— start of Supplied information —
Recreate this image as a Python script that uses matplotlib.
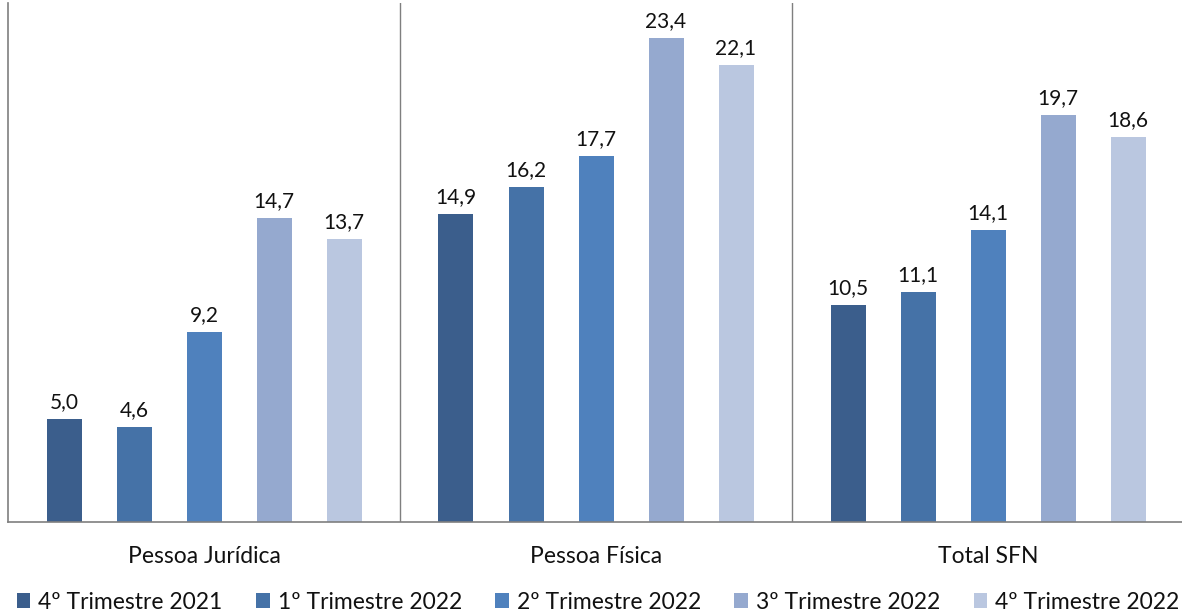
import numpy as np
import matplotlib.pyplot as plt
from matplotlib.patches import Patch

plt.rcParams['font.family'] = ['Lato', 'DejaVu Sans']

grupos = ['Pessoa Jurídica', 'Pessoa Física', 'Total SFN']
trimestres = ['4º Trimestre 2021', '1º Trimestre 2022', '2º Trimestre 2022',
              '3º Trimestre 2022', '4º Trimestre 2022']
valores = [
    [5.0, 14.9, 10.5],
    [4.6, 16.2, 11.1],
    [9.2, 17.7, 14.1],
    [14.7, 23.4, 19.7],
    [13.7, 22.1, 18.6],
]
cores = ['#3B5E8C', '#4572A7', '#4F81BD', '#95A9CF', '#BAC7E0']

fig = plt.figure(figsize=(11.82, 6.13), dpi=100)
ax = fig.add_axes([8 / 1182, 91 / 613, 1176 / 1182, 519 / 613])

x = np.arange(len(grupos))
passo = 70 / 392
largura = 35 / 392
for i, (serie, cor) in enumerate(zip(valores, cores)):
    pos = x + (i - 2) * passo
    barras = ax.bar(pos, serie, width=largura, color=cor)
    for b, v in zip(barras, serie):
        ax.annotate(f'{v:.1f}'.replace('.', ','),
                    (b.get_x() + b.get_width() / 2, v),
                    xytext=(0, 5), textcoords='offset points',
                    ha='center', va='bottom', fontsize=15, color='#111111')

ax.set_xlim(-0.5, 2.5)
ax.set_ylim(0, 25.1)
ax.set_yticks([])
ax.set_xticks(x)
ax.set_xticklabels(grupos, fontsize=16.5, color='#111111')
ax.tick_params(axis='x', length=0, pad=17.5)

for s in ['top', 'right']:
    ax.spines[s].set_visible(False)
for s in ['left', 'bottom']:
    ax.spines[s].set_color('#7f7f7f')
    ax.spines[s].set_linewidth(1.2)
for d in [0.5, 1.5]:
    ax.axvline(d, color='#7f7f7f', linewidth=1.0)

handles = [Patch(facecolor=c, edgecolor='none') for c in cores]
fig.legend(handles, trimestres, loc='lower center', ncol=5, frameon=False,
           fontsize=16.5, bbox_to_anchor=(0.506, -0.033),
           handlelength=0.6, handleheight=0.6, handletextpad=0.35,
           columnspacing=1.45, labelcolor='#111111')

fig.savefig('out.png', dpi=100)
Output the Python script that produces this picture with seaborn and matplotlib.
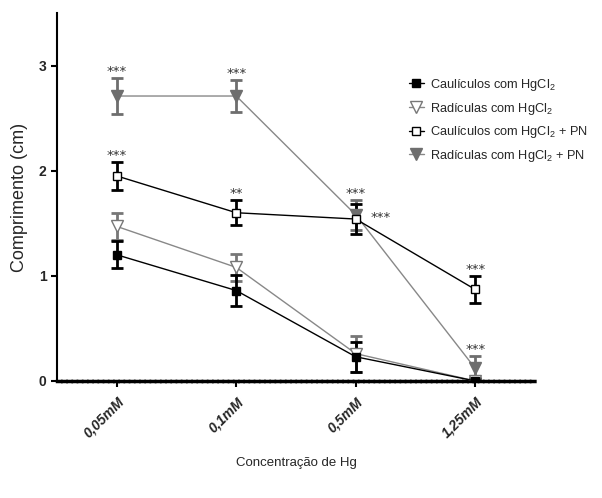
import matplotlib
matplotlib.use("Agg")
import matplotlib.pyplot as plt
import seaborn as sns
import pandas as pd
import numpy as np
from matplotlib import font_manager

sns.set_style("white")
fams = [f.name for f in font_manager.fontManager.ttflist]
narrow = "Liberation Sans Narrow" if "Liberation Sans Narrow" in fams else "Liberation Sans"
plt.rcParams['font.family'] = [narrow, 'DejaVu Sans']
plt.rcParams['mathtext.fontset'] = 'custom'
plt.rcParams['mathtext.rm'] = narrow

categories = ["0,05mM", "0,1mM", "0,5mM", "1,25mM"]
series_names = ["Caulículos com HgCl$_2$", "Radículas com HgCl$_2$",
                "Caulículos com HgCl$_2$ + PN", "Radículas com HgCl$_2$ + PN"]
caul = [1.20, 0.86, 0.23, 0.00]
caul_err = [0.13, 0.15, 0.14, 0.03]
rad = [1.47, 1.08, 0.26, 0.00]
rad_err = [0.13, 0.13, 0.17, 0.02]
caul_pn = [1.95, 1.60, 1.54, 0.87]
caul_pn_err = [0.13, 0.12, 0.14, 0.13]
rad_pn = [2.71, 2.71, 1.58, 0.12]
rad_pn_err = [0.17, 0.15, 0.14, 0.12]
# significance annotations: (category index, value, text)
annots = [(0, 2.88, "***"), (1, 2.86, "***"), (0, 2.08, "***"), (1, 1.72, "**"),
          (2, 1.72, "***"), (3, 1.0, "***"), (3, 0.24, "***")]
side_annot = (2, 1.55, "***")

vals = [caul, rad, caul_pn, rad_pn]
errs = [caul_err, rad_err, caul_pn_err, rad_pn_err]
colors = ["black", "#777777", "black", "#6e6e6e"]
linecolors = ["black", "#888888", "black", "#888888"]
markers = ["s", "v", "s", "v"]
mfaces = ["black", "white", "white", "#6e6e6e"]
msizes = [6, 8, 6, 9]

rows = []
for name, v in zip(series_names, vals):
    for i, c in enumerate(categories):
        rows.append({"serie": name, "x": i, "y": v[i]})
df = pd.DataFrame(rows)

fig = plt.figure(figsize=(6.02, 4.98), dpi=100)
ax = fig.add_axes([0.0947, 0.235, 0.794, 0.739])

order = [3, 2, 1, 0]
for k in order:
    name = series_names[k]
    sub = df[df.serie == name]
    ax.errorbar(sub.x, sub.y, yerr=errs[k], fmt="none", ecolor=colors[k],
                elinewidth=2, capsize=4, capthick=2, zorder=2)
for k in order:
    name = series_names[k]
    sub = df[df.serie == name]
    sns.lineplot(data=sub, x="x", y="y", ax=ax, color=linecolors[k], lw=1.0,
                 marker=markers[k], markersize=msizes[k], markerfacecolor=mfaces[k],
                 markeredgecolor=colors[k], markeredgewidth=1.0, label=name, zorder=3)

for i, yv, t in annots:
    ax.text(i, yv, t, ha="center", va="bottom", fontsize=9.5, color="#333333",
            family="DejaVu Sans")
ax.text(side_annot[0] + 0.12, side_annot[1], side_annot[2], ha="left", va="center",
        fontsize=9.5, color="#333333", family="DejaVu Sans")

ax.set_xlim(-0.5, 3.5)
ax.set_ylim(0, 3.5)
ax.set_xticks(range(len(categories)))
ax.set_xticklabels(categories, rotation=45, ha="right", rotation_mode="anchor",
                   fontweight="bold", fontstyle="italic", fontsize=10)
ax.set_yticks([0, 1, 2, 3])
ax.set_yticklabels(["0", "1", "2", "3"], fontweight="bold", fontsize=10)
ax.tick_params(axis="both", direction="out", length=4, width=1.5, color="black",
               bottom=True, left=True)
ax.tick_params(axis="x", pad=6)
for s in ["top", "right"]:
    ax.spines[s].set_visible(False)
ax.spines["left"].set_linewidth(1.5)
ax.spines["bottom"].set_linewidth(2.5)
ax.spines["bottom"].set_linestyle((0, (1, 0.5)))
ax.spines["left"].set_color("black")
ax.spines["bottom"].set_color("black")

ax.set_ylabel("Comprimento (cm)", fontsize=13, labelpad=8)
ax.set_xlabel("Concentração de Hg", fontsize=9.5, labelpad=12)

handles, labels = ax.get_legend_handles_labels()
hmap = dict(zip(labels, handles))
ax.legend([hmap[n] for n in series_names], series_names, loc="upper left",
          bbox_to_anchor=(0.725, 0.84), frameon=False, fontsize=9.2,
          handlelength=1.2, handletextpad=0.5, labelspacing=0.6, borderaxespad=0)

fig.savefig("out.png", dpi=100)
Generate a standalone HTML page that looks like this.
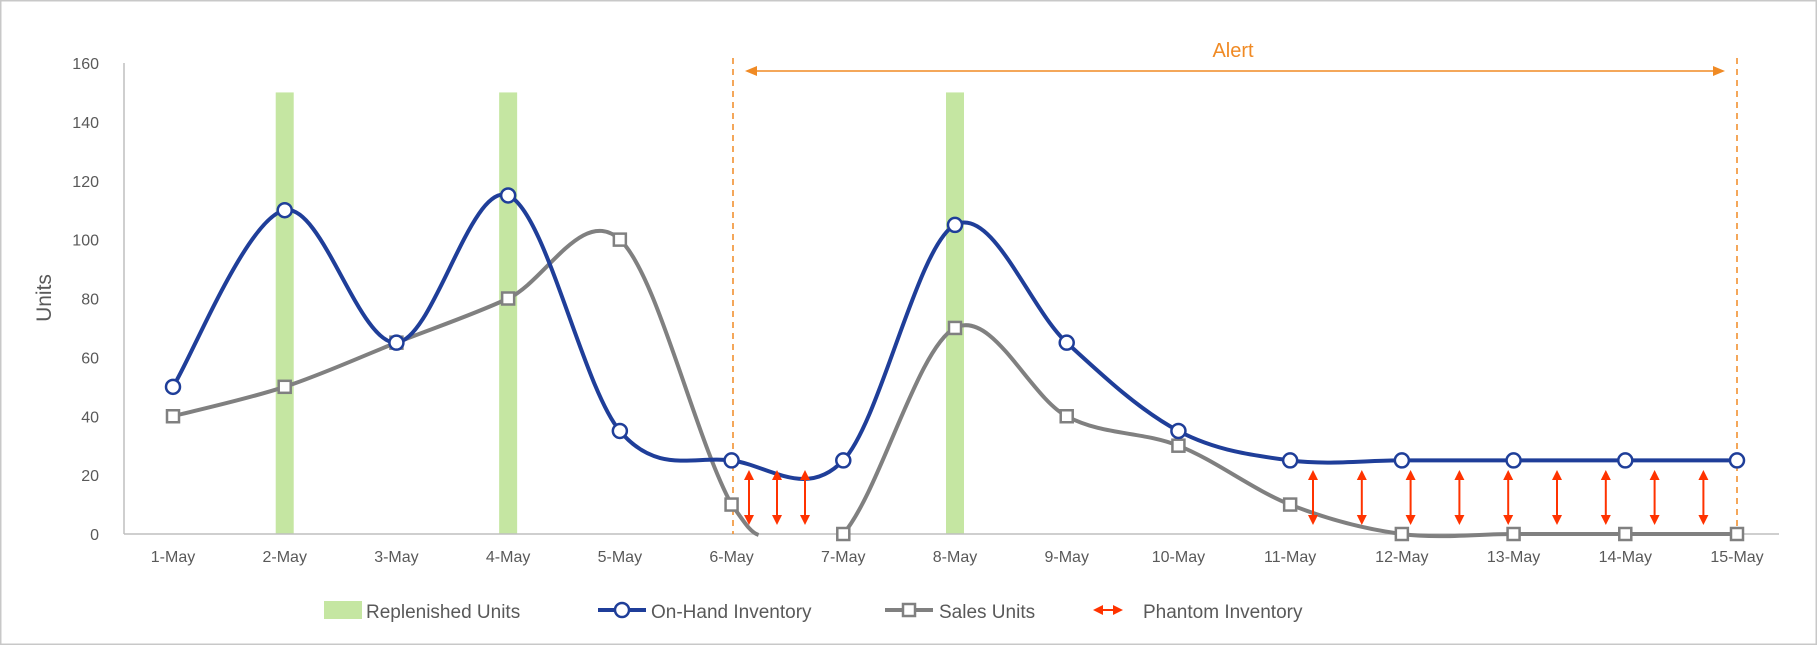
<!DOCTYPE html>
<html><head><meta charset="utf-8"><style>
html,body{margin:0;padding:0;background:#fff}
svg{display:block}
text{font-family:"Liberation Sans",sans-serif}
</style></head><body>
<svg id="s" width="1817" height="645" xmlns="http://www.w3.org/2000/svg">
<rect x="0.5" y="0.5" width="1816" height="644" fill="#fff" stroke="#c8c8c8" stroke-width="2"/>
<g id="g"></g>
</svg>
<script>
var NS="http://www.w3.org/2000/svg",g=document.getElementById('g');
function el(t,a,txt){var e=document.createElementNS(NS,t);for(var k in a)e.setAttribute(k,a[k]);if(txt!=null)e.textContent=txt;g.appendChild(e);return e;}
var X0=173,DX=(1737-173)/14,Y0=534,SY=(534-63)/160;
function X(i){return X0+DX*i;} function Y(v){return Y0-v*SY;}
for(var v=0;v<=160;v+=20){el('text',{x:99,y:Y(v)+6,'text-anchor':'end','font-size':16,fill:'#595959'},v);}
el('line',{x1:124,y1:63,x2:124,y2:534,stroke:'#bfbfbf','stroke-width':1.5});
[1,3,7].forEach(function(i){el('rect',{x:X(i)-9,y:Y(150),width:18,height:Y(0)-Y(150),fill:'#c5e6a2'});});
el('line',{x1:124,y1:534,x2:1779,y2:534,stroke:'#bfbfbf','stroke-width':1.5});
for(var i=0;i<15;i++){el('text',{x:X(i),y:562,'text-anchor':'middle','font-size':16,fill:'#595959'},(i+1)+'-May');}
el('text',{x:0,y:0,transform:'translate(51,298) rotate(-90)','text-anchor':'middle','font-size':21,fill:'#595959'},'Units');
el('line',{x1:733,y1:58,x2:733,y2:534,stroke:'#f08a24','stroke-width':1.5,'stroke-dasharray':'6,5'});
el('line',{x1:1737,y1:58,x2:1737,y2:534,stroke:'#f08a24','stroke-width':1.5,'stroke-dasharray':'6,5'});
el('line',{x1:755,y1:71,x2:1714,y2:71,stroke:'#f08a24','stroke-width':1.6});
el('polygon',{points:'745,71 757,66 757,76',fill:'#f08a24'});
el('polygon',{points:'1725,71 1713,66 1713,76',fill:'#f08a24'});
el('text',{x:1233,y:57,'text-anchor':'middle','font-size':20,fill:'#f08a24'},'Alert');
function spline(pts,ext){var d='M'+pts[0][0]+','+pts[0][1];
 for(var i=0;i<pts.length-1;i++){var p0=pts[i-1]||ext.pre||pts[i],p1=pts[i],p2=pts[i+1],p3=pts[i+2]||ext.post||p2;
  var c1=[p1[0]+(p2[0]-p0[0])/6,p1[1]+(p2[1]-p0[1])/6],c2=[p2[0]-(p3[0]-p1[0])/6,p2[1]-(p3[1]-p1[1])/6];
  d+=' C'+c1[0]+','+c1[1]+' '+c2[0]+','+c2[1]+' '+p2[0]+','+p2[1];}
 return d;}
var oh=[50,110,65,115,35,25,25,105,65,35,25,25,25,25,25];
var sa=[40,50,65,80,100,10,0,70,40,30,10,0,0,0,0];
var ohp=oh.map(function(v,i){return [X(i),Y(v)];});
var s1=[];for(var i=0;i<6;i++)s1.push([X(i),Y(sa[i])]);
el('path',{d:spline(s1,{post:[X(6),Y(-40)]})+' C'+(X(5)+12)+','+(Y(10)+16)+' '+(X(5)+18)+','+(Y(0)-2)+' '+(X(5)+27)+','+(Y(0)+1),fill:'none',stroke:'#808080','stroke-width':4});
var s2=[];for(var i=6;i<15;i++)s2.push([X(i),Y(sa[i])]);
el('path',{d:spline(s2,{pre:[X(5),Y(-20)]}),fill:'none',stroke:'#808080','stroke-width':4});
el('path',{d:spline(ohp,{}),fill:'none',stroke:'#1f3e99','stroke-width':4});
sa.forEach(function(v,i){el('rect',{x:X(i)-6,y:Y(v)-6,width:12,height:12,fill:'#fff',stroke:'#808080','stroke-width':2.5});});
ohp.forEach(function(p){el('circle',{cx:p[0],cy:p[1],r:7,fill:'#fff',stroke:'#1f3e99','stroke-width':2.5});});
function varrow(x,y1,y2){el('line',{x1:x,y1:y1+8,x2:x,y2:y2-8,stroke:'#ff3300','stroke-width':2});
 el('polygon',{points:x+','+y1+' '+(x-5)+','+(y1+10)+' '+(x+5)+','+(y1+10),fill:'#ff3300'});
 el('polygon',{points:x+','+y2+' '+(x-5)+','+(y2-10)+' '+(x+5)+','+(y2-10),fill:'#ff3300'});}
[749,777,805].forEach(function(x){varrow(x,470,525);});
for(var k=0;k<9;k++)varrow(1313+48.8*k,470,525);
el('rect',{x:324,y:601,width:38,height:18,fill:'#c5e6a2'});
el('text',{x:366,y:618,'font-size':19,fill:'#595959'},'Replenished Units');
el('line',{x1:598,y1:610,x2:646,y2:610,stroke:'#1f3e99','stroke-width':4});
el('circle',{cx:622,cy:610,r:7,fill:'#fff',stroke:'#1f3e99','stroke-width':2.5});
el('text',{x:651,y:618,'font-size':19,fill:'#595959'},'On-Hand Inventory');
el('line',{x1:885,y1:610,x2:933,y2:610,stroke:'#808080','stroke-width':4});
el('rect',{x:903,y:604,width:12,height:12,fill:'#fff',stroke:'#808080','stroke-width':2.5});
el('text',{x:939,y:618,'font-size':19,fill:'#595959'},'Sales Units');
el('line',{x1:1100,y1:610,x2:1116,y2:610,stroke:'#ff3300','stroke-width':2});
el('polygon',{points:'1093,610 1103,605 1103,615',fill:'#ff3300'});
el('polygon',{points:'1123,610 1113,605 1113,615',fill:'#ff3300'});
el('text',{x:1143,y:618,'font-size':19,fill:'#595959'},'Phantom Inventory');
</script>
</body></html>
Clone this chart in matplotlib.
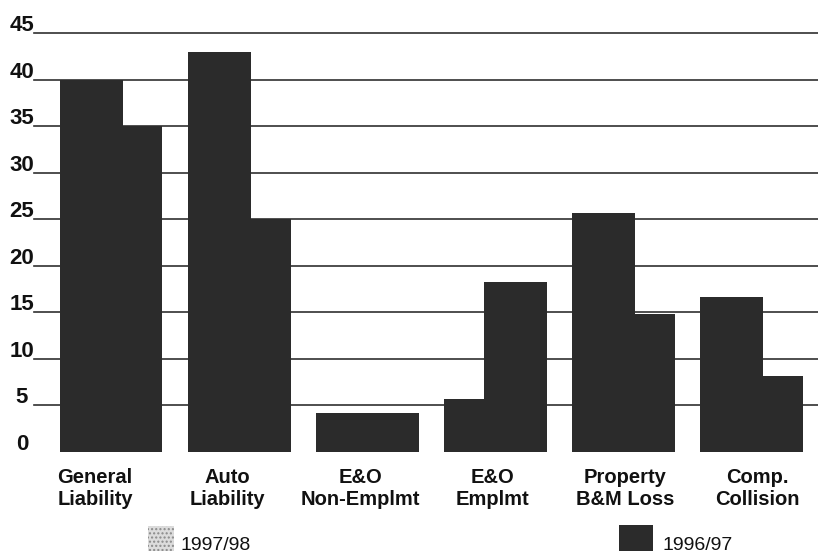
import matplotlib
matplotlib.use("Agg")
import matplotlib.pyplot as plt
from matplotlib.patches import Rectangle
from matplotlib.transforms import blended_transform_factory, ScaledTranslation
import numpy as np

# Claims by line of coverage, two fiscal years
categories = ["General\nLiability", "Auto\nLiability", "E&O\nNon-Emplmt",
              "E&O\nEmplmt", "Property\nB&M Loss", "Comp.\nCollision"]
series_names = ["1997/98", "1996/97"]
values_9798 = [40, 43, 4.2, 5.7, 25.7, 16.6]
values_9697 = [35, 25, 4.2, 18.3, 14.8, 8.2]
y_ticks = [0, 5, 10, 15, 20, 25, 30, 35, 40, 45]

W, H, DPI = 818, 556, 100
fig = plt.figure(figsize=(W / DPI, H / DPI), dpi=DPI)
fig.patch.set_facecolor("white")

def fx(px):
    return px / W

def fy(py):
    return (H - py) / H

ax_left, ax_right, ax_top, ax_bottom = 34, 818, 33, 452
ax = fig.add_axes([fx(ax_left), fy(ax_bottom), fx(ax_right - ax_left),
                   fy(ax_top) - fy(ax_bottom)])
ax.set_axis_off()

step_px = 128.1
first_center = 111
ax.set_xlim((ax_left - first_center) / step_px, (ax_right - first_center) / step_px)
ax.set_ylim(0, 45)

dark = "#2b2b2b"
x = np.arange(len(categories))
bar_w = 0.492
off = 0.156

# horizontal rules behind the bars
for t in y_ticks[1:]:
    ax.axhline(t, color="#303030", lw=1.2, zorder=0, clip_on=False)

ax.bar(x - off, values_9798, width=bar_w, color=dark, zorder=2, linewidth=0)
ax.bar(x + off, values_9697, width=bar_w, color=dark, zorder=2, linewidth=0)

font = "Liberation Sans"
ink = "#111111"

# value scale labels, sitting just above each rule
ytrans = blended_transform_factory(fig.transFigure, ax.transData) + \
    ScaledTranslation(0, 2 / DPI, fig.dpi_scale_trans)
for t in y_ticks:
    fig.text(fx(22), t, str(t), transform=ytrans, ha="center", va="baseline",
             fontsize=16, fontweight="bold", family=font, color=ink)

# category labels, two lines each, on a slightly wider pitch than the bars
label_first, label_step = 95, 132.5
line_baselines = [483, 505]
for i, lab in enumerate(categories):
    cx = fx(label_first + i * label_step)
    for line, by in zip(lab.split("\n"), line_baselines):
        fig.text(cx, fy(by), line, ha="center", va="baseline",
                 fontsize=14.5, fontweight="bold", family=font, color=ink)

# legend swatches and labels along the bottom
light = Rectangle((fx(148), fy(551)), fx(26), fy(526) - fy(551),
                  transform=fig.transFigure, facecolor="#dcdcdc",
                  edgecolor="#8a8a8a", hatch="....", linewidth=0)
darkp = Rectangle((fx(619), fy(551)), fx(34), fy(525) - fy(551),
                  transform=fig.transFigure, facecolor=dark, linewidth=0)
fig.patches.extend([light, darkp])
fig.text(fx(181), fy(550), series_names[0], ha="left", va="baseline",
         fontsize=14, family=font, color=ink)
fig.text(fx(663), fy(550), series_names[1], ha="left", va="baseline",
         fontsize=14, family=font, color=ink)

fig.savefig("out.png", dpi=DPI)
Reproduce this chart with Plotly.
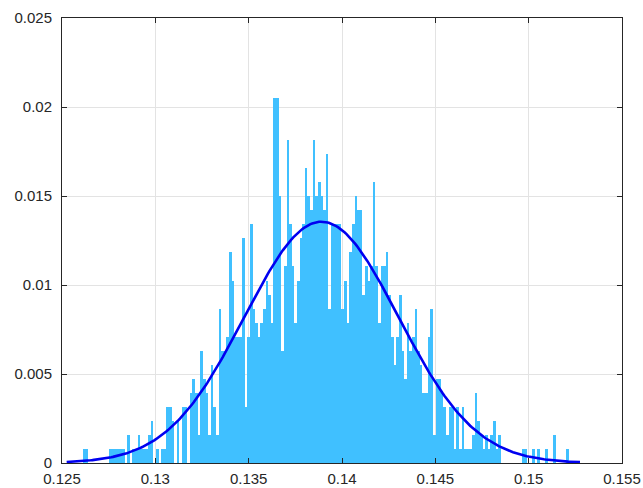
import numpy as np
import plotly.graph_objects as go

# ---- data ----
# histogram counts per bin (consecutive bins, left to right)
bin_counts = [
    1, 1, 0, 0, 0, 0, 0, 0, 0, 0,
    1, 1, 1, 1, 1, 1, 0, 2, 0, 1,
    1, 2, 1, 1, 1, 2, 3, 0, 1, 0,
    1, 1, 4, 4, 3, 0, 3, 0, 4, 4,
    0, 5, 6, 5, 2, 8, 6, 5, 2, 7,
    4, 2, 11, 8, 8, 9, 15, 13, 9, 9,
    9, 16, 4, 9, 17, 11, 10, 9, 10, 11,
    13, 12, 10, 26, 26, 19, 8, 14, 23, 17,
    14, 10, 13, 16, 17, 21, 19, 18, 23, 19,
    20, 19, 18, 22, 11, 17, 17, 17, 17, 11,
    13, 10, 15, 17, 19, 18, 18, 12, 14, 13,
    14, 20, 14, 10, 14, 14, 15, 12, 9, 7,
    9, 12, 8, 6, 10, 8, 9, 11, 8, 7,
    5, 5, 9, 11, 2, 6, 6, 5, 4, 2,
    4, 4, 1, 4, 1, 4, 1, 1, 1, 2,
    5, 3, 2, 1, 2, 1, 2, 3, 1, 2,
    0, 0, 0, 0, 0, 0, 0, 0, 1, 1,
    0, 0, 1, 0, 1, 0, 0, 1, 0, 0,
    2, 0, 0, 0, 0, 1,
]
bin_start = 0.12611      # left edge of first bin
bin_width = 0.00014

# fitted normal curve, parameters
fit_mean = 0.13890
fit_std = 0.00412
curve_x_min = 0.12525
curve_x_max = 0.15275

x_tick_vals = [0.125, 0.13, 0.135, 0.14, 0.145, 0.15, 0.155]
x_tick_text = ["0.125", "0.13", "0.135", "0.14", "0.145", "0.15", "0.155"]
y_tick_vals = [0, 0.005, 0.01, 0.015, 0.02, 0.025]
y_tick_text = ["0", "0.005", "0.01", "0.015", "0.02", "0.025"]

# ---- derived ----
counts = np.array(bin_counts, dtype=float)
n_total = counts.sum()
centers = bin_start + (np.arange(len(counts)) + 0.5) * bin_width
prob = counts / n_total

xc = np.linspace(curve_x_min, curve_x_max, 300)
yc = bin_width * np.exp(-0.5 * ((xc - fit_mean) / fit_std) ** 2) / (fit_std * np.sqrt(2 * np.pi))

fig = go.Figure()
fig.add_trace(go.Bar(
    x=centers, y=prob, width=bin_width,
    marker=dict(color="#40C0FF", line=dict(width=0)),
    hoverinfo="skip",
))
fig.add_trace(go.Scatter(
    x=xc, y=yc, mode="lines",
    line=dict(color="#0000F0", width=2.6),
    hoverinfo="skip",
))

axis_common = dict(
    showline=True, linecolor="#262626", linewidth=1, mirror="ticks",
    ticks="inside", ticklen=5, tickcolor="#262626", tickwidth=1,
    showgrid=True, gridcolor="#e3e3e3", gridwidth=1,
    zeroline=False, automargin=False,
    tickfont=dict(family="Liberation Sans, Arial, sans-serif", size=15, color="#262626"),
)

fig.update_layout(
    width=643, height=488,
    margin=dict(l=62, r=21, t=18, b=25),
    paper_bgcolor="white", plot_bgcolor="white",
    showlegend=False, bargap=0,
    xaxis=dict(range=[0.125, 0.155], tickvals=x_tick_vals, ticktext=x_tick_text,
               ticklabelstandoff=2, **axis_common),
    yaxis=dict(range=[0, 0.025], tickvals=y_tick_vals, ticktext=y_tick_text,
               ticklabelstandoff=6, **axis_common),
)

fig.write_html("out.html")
— end of Supplied information —
- **Task description**: Leave out every picture, then retype exactly the lines from the one containing "Reproduce this chart with Plotly." through the one containing "curve_x_max = 0.15275".

- **Written solution**:
Reproduce this chart with Plotly.
import numpy as np
import plotly.graph_objects as go

# ---- data ----
# histogram counts per bin (consecutive bins, left to right)
bin_counts = [
    1, 1, 0, 0, 0, 0, 0, 0, 0, 0,
    1, 1, 1, 1, 1, 1, 0, 2, 0, 1,
    1, 2, 1, 1, 1, 2, 3, 0, 1, 0,
    1, 1, 4, 4, 3, 0, 3, 0, 4, 4,
    0, 5, 6, 5, 2, 8, 6, 5, 2, 7,
    4, 2, 11, 8, 8, 9, 15, 13, 9, 9,
    9, 16, 4, 9, 17, 11, 10, 9, 10, 11,
    13, 12, 10, 26, 26, 19, 8, 14, 23, 17,
    14, 10, 13, 16, 17, 21, 19, 18, 23, 19,
    20, 19, 18, 22, 11, 17, 17, 17, 17, 11,
    13, 10, 15, 17, 19, 18, 18, 12, 14, 13,
    14, 20, 14, 10, 14, 14, 15, 12, 9, 7,
    9, 12, 8, 6, 10, 8, 9, 11, 8, 7,
    5, 5, 9, 11, 2, 6, 6, 5, 4, 2,
    4, 4, 1, 4, 1, 4, 1, 1, 1, 2,
    5, 3, 2, 1, 2, 1, 2, 3, 1, 2,
    0, 0, 0, 0, 0, 0, 0, 0, 1, 1,
    0, 0, 1, 0, 1, 0, 0, 1, 0, 0,
    2, 0, 0, 0, 0, 1,
]
bin_start = 0.12611      # left edge of first bin
bin_width = 0.00014

# fitted normal curve, parameters
fit_mean = 0.13890
fit_std = 0.00412
curve_x_min = 0.12525
curve_x_max = 0.15275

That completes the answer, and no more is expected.